Frank and Rozika Sulatycki, a married coaching duo, were inducted into the CCAA Hall of Fame in 2016 and are the first couple to be honoured together in the coaching category.

The now retired pair coached together for 19 years and led their teams to seven straight OCAA Championships and three CCAA bronze medals. This incredible track record led the Sulatyckis to be named OCAA Coach of the Year six times.

What is most remarkable about Frank and Rozika is their ability to inspire and motivate. Avery explains that her coaches taught her more than volleyball skills. They taught her life skills.

“We had binders that were almost like part of our uniforms. If you didn’t have your binder you weren’t playing,” Avery recalls. “We would write our goals in them [...] We would have to set goals for every practice and every game and then follow-up with Frank and Rozika.”

In an interview for Varsity Sports at Seneca, Frank and Rozika shared that these goals didn’t have to be about volleyball. In fact, they encouraged players to set life goals.

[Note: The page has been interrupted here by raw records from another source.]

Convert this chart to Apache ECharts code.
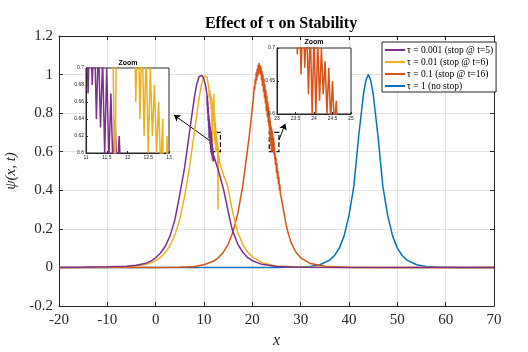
<!DOCTYPE html>
<html>
<head>
<meta charset="utf-8">
<script src="https://cdn.jsdelivr.net/npm/echarts@6/dist/echarts.min.js"></script>
<style>
  html, body { margin: 0; padding: 0; background: #fff; }
  #main { width: 528px; height: 352px; }
</style>
</head>
<body>
<div id="main"></div>
<script>
// series values, [x, psi]
const tau0001 = [
  [-20, 0], [-15, 0.001], [-10, 0.003], [-6, 0.006], [-4, 0.011], [-2, 0.022], [-1, 0.033],
  [0, 0.05], [1, 0.075], [2, 0.11], [3, 0.165], [4, 0.25], [5, 0.38], [6, 0.52], [7, 0.7],
  [8, 0.88], [8.5, 0.95], [9, 0.99], [9.3, 1.0], [9.6, 0.995], [10, 0.975], [10.3, 0.945],
  [10.6, 0.9], [10.65, 0.84], [10.7, 0.89], [10.75, 0.8], [10.8, 0.86], [10.85, 0.76],
  [10.9, 0.83], [10.95, 0.72], [11.0, 0.79], [11.05, 0.67], [11.1, 0.77], [11.15, 0.68],
  [11.2, 0.75], [11.25, 0.64], [11.3, 0.73], [11.35, 0.63], [11.4, 0.71], [11.45, 0.6],
  [11.5, 0.7], [11.55, 0.59], [11.6, 0.67], [11.65, 0.58], [11.7, 0.64], [11.75, 0.57],
  [11.8, 0.62], [11.85, 0.56], [11.9, 0.6], [11.95, 0.55], [12.0, 0.58],
  [12.5, 0.54], [13, 0.5], [13.5, 0.455], [14, 0.41], [14.5, 0.35], [15, 0.29], [15.7, 0.21],
  [16, 0.185], [17, 0.12], [18, 0.08], [19, 0.052], [20, 0.035], [22, 0.016], [25, 0.005],
  [30, 0.001], [40, 0], [70, 0]
];
const tau001 = [
  [-20, 0], [-15, 0.0006], [-10, 0.002], [-6, 0.005], [-4, 0.008], [-2, 0.016], [-1, 0.024],
  [0, 0.035], [1, 0.052], [2, 0.077], [3, 0.115], [4, 0.17], [5, 0.25], [6, 0.37], [7, 0.52],
  [8, 0.7], [9, 0.88], [9.5, 0.95], [10, 0.99], [10.3, 1.0], [10.6, 0.99], [10.8, 0.96],
  [11.0, 0.93], [11.1, 0.88], [11.2, 0.92], [11.3, 0.85], [11.4, 0.9], [11.5, 0.82],
  [11.6, 0.88], [11.7, 0.55], [11.75, 0.86], [11.8, 0.78], [11.9, 0.84], [12.0, 0.76],
  [12.05, 0.9], [12.1, 0.74], [12.15, 0.8], [12.2, 0.66], [12.25, 0.78], [12.3, 0.64],
  [12.35, 0.75], [12.4, 0.62], [12.45, 0.72], [12.5, 0.6], [12.55, 0.7], [12.6, 0.62],
  [12.65, 0.68], [12.7, 0.6], [12.75, 0.66], [12.8, 0.58], [12.85, 0.64], [12.9, 0.3],
  [12.95, 0.62], [13.0, 0.56], [13.1, 0.58], [13.2, 0.55],
  [13.5, 0.52], [14, 0.48], [14.5, 0.45], [15, 0.41], [15.5, 0.34], [16, 0.28], [16.5, 0.23],
  [17, 0.18], [18, 0.12], [19, 0.08], [20, 0.055], [22, 0.025], [25, 0.008], [30, 0.002],
  [40, 0], [70, 0]
];
const tau01 = [
  [-20, 0], [0, 0.0002], [5, 0.0015], [8, 0.005], [10, 0.014], [12, 0.033], [13, 0.051],
  [14, 0.079], [15, 0.12], [16, 0.185], [17, 0.28], [18, 0.42], [19, 0.61], [19.5, 0.71],
  [20, 0.83], [20.2, 0.87],
  [20.4, 0.94], [20.5, 0.92], [20.6, 0.98], [20.7, 0.95], [20.8, 1.01], [20.9, 0.97],
  [21.0, 1.03], [21.1, 0.99], [21.2, 1.05], [21.3, 1.0], [21.4, 1.06], [21.5, 1.01],
  [21.6, 1.05], [21.7, 1.0], [21.8, 1.04], [21.9, 0.97], [22.0, 1.02], [22.1, 0.94],
  [22.2, 1.0], [22.3, 0.91], [22.4, 0.98], [22.5, 0.88], [22.6, 0.95], [22.7, 0.85],
  [22.8, 0.92], [22.9, 0.81], [23.0, 0.89], [23.1, 0.78], [23.2, 0.86], [23.3, 0.75],
  [23.4, 0.83], [23.45, 0.73], [23.5, 0.8], [23.55, 0.69], [23.6, 0.78], [23.65, 0.66],
  [23.7, 0.76], [23.75, 0.67], [23.8, 0.74], [23.85, 0.63], [23.9, 0.73], [23.95, 0.6],
  [24.0, 0.72], [24.05, 0.6], [24.1, 0.71], [24.15, 0.62], [24.2, 0.7], [24.25, 0.63],
  [24.3, 0.68], [24.35, 0.6], [24.4, 0.67], [24.45, 0.59], [24.5, 0.65], [24.55, 0.58],
  [24.6, 0.62], [24.65, 0.56], [24.7, 0.59], [24.8, 0.53], [24.9, 0.57], [25.0, 0.49],
  [25.1, 0.54], [25.2, 0.46], [25.3, 0.5], [25.4, 0.43], [25.5, 0.47], [25.6, 0.4],
  [25.7, 0.43], [25.8, 0.38],
  [26, 0.36], [26.5, 0.29], [27, 0.22], [27.5, 0.17], [28, 0.13], [29, 0.08], [30, 0.05],
  [32, 0.02], [35, 0.006], [40, 0.001], [45, 0], [70, 0]
];
const tau1 = [
  [-20, 0], [25, 0], [30, 0.002], [32, 0.005], [34, 0.014], [36, 0.038], [37, 0.062],
  [38, 0.1], [39, 0.165], [40, 0.27], [41, 0.42], [42, 0.68], [43, 0.9], [43.5, 0.97],
  [44, 1.0], [44.5, 0.97], [45, 0.9], [46, 0.68], [47, 0.42], [48, 0.27], [49, 0.165],
  [50, 0.1], [51, 0.062], [52, 0.038], [54, 0.014], [56, 0.005], [58, 0.002], [62, 0], [70, 0]
];

const names = ['τ = 0.001 (stop @ t=5)', 'τ = 0.01 (stop @ t=6)', 'τ = 0.1 (stop @ t=16)', 'τ = 1 (no stop)'];
const colors = ['#7E2F8E', '#EDB120', '#D95319', '#0072BD'];

// zoom boxes and arrows (data coords)
const zoomBoxes = [[[11.4, 0.6], [13.4, 0.7]], [[23.5, 0.6], [25.5, 0.7]]];
const arrows = [[[11.6, 0.65], [3.8, 0.79]], [[25.5, 0.66], [26.8, 0.745]]];

const serif = 'Liberation Serif';
const ink = '#262626';

const chart = echarts.init(document.getElementById('main'));

function mainLine(i, data, z) {
  return {
    name: names[i], type: 'line', data: data, xAxisIndex: 0, yAxisIndex: 0,
    symbol: 'none', z: z, color: colors[i],
    lineStyle: { width: 1.5, color: colors[i] }
  };
}
// insets use axis index 2 (left inset) and 3 (right inset)
function insetLine(i, data, idx) {
  return {
    name: names[i], type: 'line', data: data, xAxisIndex: idx, yAxisIndex: idx,
    symbol: 'none', z: 13, color: colors[i],
    lineStyle: { width: 1.5, color: colors[i] }
  };
}
function insetAxis(grid, min, max, step) {
  return {
    type: 'value', gridIndex: grid, min: min, max: max, interval: step, z: 12,
    axisLine: { show: true, lineStyle: { color: ink } },
    axisTick: { inside: true, length: 2, lineStyle: { color: ink } },
    axisLabel: { fontSize: 5, color: ink, margin: 2, fontFamily: 'Liberation Sans' },
    splitLine: { show: false }
  };
}

const purple = mainLine(0, tau0001, 6);
purple.markArea = {
  silent: true,
  itemStyle: { color: 'rgba(0,0,0,0)', borderColor: '#000', borderWidth: 1.2, borderType: 'dashed' },
  data: zoomBoxes.map(b => [{ coord: b[0] }, { coord: b[1] }])
};
purple.markLine = {
  silent: true, symbol: ['none', 'arrow'], symbolSize: 6,
  label: { show: false },
  lineStyle: { color: '#000', width: 1, type: 'solid' },
  data: arrows.map(a => [{ coord: a[0] }, { coord: a[1] }])
};

const option = {
  animation: false,
  backgroundColor: '#fff',
  title: [
    { text: 'Effect of τ on Stability', left: 276, top: 11, textAlign: 'center',
      textStyle: { fontFamily: serif, fontSize: 16, fontWeight: 'bold', color: '#000' } },
    { text: 'Zoom', left: 128, top: 60, textAlign: 'center', padding: 0,
      textStyle: { fontFamily: 'Liberation Sans', fontSize: 7, fontWeight: 'bold', color: '#000' } },
    { text: 'Zoom', left: 314, top: 39, textAlign: 'center', padding: 0,
      textStyle: { fontFamily: 'Liberation Sans', fontSize: 7, fontWeight: 'bold', color: '#000' } }
  ],
  legend: {
    data: names, orient: 'vertical', left: 382, top: 42, z: 20, icon: 'rect',
    backgroundColor: '#fff', borderColor: ink, borderWidth: 1,
    padding: [2, 3, 0, 3], itemGap: 0, itemWidth: 20, itemHeight: 2,
    textStyle: { fontFamily: serif, fontSize: 9.5, lineHeight: 12, color: '#000', padding: [0, 0, 0, -3] }
  },
  grid: [
    { left: 59, right: 34, top: 36, bottom: 46, outerBoundsMode: 'none' },
    { left: 86, top: 68, width: 83, height: 85, z: 11, show: true, backgroundColor: '#fff',
      borderColor: ink, borderWidth: 1, outerBoundsMode: 'none' },
    { left: 277, top: 48, width: 74, height: 66, z: 11, show: true, backgroundColor: '#fff',
      borderColor: ink, borderWidth: 1, outerBoundsMode: 'none' }
  ],
  xAxis: [
    { type: 'value', gridIndex: 0, min: -20, max: 70, interval: 10,
      name: 'x', nameLocation: 'middle', nameGap: 27,
      nameTextStyle: { fontFamily: serif, fontStyle: 'italic', fontSize: 16, color: ink },
      axisLine: { onZero: false, lineStyle: { color: ink } },
      axisTick: { inside: true, length: 4, lineStyle: { color: ink } },
      axisLabel: { fontFamily: serif, fontSize: 15, color: ink, margin: 7 },
      splitLine: { show: true, lineStyle: { color: '#e3e3e3' } } },
    { type: 'value', gridIndex: 0, min: -20, max: 70, interval: 10, position: 'top',
      axisLine: { onZero: false, lineStyle: { color: ink } },
      axisTick: { inside: true, length: 4, lineStyle: { color: ink } },
      axisLabel: { show: false }, splitLine: { show: false } },
    insetAxis(1, 11, 13, 0.5),
    insetAxis(2, 23, 25, 0.5)
  ],
  yAxis: [
    { type: 'value', gridIndex: 0, min: -0.2, max: 1.2, interval: 0.2,
      name: 'ψ(x, t)', nameLocation: 'middle', nameGap: 30, nameRotate: 90,
      nameTextStyle: { fontFamily: serif, fontStyle: 'italic', fontSize: 15, color: ink },
      axisLine: { onZero: false, lineStyle: { color: ink } },
      axisTick: { inside: true, length: 4, lineStyle: { color: ink } },
      axisLabel: { fontFamily: serif, fontSize: 15, color: ink, margin: 6 },
      splitLine: { show: true, lineStyle: { color: '#e3e3e3' } } },
    { type: 'value', gridIndex: 0, min: -0.2, max: 1.2, interval: 0.2, position: 'right',
      axisLine: { onZero: false, lineStyle: { color: ink } },
      axisTick: { inside: true, length: 4, lineStyle: { color: ink } },
      axisLabel: { show: false }, splitLine: { show: false } },
    insetAxis(1, 0.6, 0.7, 0.02),
    insetAxis(2, 0.6, 0.7, 0.05)
  ],
  series: [
    purple,
    mainLine(1, tau001, 5),
    mainLine(2, tau01, 4),
    mainLine(3, tau1, 3),
    insetLine(0, tau0001, 2),
    insetLine(1, tau001, 2),
    insetLine(2, tau01, 3)
  ]
};

chart.setOption(option);
</script>
</body>
</html>
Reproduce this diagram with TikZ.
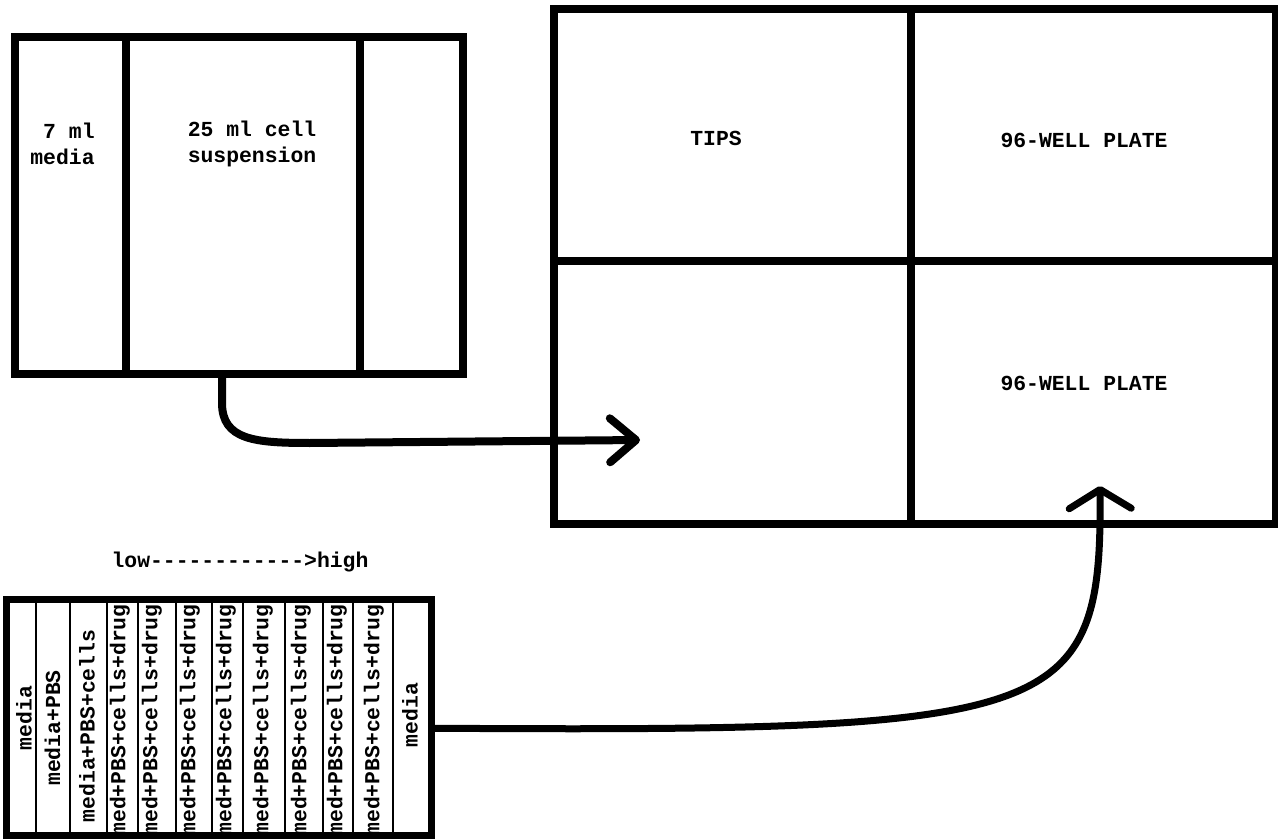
\documentclass[tikz,border=0pt]{standalone}
\usepackage{fontspec}
\setmonofont{Liberation Mono}
\usetikzlibrary{arrows.meta,positioning,calc}
\tikzset{
  frame/.style={draw, line width=4pt, inner sep=0pt},
  wall/.style={line width=4pt},
  lane/.style={line width=1pt},
  lbl/.style={font=\fontsize{10.7}{13}\selectfont\ttfamily\bfseries, inner sep=0pt},
  well/.style={lbl, rotate=90},
  flow/.style={line width=4pt, line cap=round},
}

\begin{document}
\begin{tikzpicture}[x=0.5pt, y=-0.5pt]
  \useasboundingbox (0,0) rectangle (1278,839);
  % Reservoir
  \node[frame, minimum width=224pt, minimum height=168.5pt] (reservoir) at (239,205.5) {};
  \draw[wall] (126,37) -- (126,374);
  \draw[wall] (360,37) -- (360,374);
  \node[lbl, align=right] (media) at (62.5,144) {7 ml\\media};
  \node[lbl, align=center] (cells) at (252,144) {25 ml cell\\suspension};
  % Deck
  \node[frame, minimum width=360.75pt, minimum height=257.5pt] (deck) at (914.75,266.5) {};
  \draw[wall] (910.5,9) -- (910.5,524);
  \draw[wall] (554,261) -- (1275.5,261);
  \node[lbl] (tips) at (716,138) {TIPS};
  \node[lbl] (plateA) at (1084,140) {96-WELL PLATE};
  \node[lbl] (plateB) at (1084,383) {96-WELL PLATE};
  % Trough
  \node[lbl] (range) at (240,562.5) {low------------>high};
  \foreach \x in {35.7,70,107.3,138.3,175.7,212.3,243.3,285,322.7,353.3,392.7}
    \draw[lane] (\x,603) -- (\x,832);
  \begin{scope}
    \clip (10,603) rectangle (428,832);
    \foreach \x/\y/\txt [count=\i] in {24/718/media, 52.5/728/media+PBS, 87/726/media+PBS+cells,
        120/720/med+PBS+cells+drug, 152/720/med+PBS+cells+drug, 190/720/med+PBS+cells+drug,
        226/720/med+PBS+cells+drug, 263/720/med+PBS+cells+drug, 301/720/med+PBS+cells+drug,
        337/720/med+PBS+cells+drug, 374/720/med+PBS+cells+drug, 410/715/media}
      \node[well] (well\i) at (\x,\y) {\txt};
  \end{scope}
  \node[frame, line width=3.5pt, minimum width=212.5pt, minimum height=118.25pt] (trough) at (219,717.25) {};
  % Transfers
  \coordinate (platein) at (640,440);
  \coordinate (platetip) at (1100,486);
  \draw[flow, -{Straight Barb[length=13pt,width=22pt,round]}]
    ([xshift=-8.5pt]reservoir.south) -- ++(0,25) .. controls (222,440) and (255,443) .. (310,443) -- (platein);
  \draw[flow, line width=3.5pt, -{Straight Barb[length=9.5pt,width=31pt,round]}]
    ([yshift=-5.5pt]trough.east) .. controls (1060,732) and (1102,720) .. (platetip);
\end{tikzpicture}
\end{document}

“All the goal setting really did transfer. When you went into an interview you had already done your research and preparation. Frank and Rozika taught you to do that,” says Avery.

While challenge feeds her self-acclaimed “fighting spirit,” Avery admits that it took time for her to learn that Frank and Rozika’s emphasis on goal-setting wasn’t all about winning. It was also about learning balance.

“Balancing it all was really difficult,” Avery recalls, “but there were so many people there to help me get through.”

In an interview with Frank and Rozika, the pair said they had players set goals for their life outside of volleyball to teach balance.  After all, balance is the most important goal in academics, in athletics, and in life.